Epiphanius’s main objection to images, in the anti-iconic passages of his works that survive, also seems to be their lack of authenticity: they falsify the realities they claim to represent, by relying simply on the painter’s imagination (Epiphanius, Letter to Theodosius). In contrast, he argues, the only representation of Christ and the saints that can lay claim to adequacy is the image offered in the lives of the people who imitate them (Ibid). Beyond this, the simple sign of the cross should be enough to satisfy both the need for decoration and the demand for religious symbolism. As Son of God, Jesus is the very person, “beyond our grasp” (ακαταληπτον); so it is strictly impossible to form an adequate image of him, in words or by any other human art (Ibid). A lifeless portrait cannot take the place of the living God; so to offer genuinely religious veneration to such an image is idolatry (Ibid.) (Ibid., 236-37).

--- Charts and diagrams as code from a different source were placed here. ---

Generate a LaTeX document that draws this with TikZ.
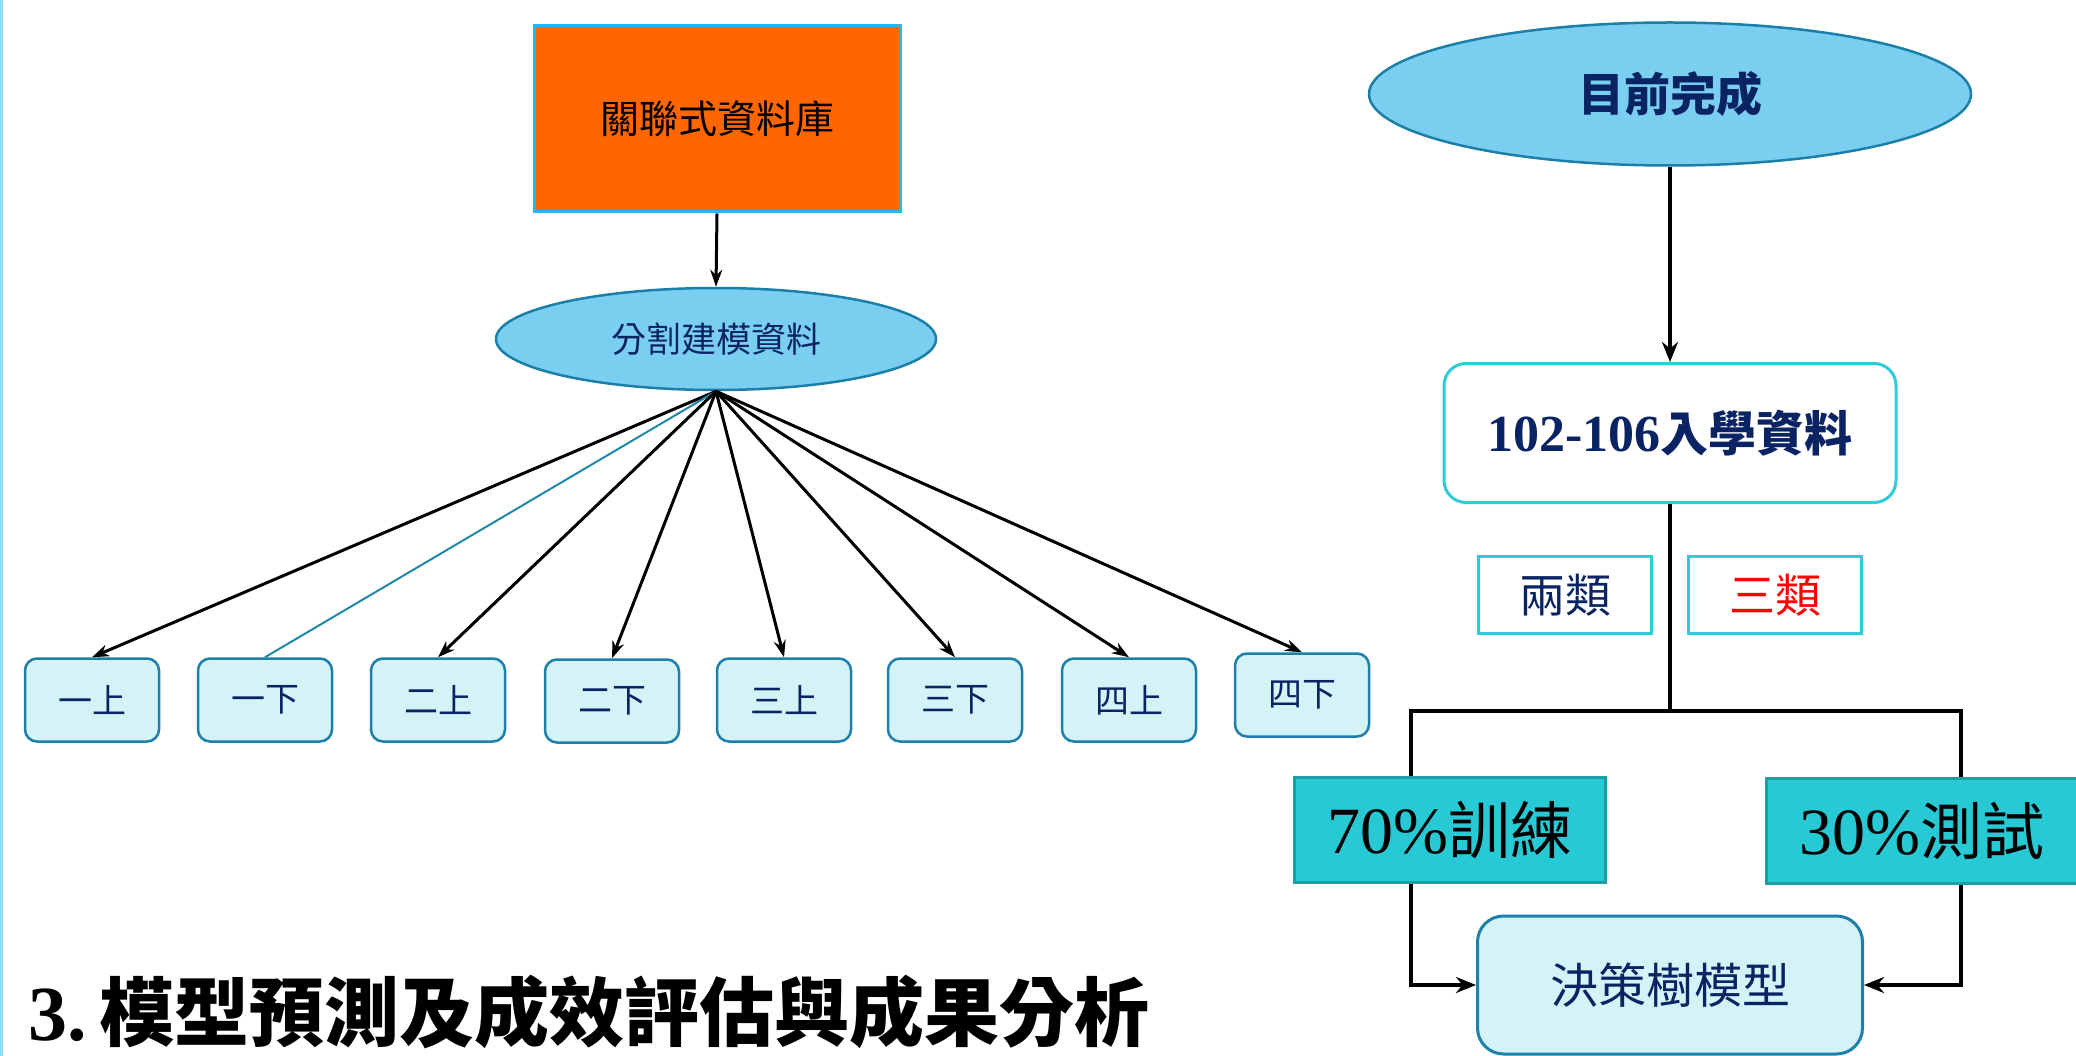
\documentclass[tikz,border=0pt]{standalone}
\usepackage{fontspec}
\setmainfont{Liberation Serif}
\newfontfamily\cjk{Noto Sans CJK TC}
\usetikzlibrary{shapes.geometric,arrows.meta}
\newcommand\myfs[1]{\fontsize{#1}{#1}\selectfont}
\definecolor{navy}{HTML}{0A2463}
\definecolor{orangebox}{HTML}{FF6600}
\definecolor{skyborder}{HTML}{29B6E8}
\definecolor{ellfill}{HTML}{7ACFF0}
\definecolor{ellborder}{HTML}{1B7FA8}
\definecolor{paleFill}{HTML}{D4F3F7}
\definecolor{paleBorder}{HTML}{1E7FAA}
\definecolor{cyanBorder}{HTML}{2ECCD8}
\definecolor{tealFill}{HTML}{26C9D4}
\definecolor{tealBorder}{HTML}{1E9DA5}
\definecolor{thinline}{HTML}{2288AA}
\definecolor{edgeblue}{HTML}{8EDCF5}
\tikzset{
  arr/.style={-{Stealth[length=17pt,width=12pt]}, line width=3pt, black},
  arrbig/.style={-{Stealth[length=20pt,width=16pt]}, line width=4.5pt, black},
  link/.style={line width=4.5pt, black},
  ell/.style={ellipse, draw=ellborder, fill=ellfill, line width=2.5pt, inner sep=0pt},
  semester/.style={rectangle, rounded corners=12pt, draw=paleBorder, fill=paleFill, line width=2.5pt,
    minimum width=134pt, minimum height=83pt, inner sep=0pt, text=navy, font=\cjk\myfs{34}},
  catbox/.style={rectangle, draw=cyanBorder, fill=white, line width=3pt,
    minimum width=173pt, minimum height=77pt, inner sep=0pt, font=\cjk\myfs{46}},
  splitbox/.style={rectangle, draw=tealBorder, fill=tealFill, line width=3pt,
    minimum width=311pt, minimum height=105pt, inner sep=0pt, text=black},
}
\begin{document}
\begin{tikzpicture}[x=1pt,y=-1pt]
\useasboundingbox (0,0) rectangle (2076,1056);
\fill[white] (0,0) rectangle (2076,1056);
\draw[edgeblue, line width=3pt] (1.5,0) -- (1.5,1056);

% left part
\node[rectangle, draw=skyborder, fill=orangebox, line width=3pt, minimum width=366pt, minimum height=186pt,
  inner sep=0pt, font=\cjk\myfs{39}] (db) at (717,119) {關聯式資料庫};
\node[ell, minimum width=440pt, minimum height=102pt, text=navy, font=\cjk\myfs{35}] (split) at (716,339) {分割建模資料};
\draw[arr] (db.south) -- (split.north);

\node[semester] (s1) at (92,700) {一上};
\node[semester] (s2) at (265,700) {一下};
\node[semester] (s3) at (438,700) {二上};
\node[semester] (s4) at (612,701) {二下};
\node[semester] (s5) at (784,700) {三上};
\node[semester] (s6) at (955,700) {三下};
\node[semester] (s7) at (1129,700) {四上};
\node[semester] (s8) at (1302,695) {四下};

\draw[arr] (split.south) -- (s1.north);
\draw[thinline, line width=2pt] (split.south) -- (s2.north);
\draw[arr] (split.south) -- (s3.north);
\draw[arr] (split.south) -- (s4.north);
\draw[arr] (split.south) -- (s5.north);
\draw[arr] (split.south) -- (s6.north);
\draw[arr] (split.south) -- (s7.north);
\draw[arr] (split.south) -- (s8.north);

% right part
\node[ell, minimum width=602pt, minimum height=143pt, text=navy, font=\cjk\bfseries\myfs{46}] (done) at (1670,94) {目前完成};
\node[rectangle, rounded corners=22pt, draw=cyanBorder, fill=white, line width=3pt, minimum width=452pt, minimum height=139pt,
  inner sep=0pt, text=navy] (data) at (1670,433) {{\bfseries\myfs{52}102-106}{\cjk\bfseries\myfs{48}入學資料}};
\draw[arrbig] (done.south) -- (data.north);

\coordinate (j) at (1670,711);
\coordinate (jl) at (1411,711);
\coordinate (jr) at (1961,711);

\node[catbox, text=navy] (two) at (1565,595) {兩類};
\node[catbox, text=red] (three) at (1775,595) {三類};

\node[splitbox] (train) at (1449.5,830) {{\myfs{66}70\%}{\cjk\myfs{62}訓練}};
\node[splitbox] (test) at (1922,831) {{\myfs{66}30\%}{\cjk\myfs{62}測試}};

\node[rectangle, rounded corners=26pt, draw=paleBorder, fill=paleFill, line width=3pt, minimum width=385pt, minimum height=138pt,
  inner sep=0pt, text=navy, font=\cjk\myfs{48}] (tree) at (1670,985) {決策樹模型};

\draw[link] (data.south) -- (j);
\draw[link, line cap=rect] (jl) -- (jr);
\draw[link] (jl) -- (jl |- train.north);
\draw[link] (jr) -- (jr |- test.north);
\draw[arrbig] (jl |- train.south) |- (tree.west);
\draw[arrbig] (jr |- test.south) |- (tree.east);

% title
\node[anchor=base west, inner sep=0pt] (title) at (28,1040)
  {{\bfseries\myfs{78}3.\,}{\cjk\bfseries\myfs{75}模型預測及成效評估與成果分析}};
\end{tikzpicture}
\end{document}
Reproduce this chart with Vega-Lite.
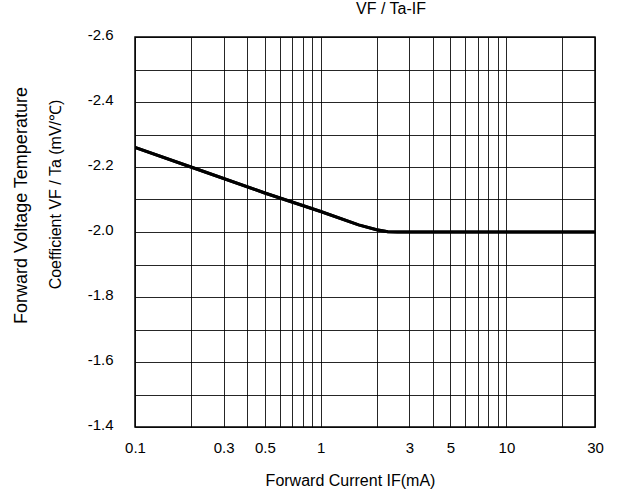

Daley is not the only Roman Catholic who will readily admit that Epiphanius opposed the veneration of images. As Catholic apologist Patrick Madrid succinctly noted:

[Epiphanius] was not free from all error . . .[as] revealed by his fanatical opposition to icons. (Patrick Madrid, Any Friend of God’s is a Friend of Mine: A Biblical and Historical Explanation of the Catholic Doctrine of the Communion of Saints, 114).

The Roman Catholic and Eastern Orthodox dogmatic teaching on the veneration of images being an apostolic tradition is not just simply without any positive evidence from the earliest centuries of Christianity; there is a mountain of patristic witness against such.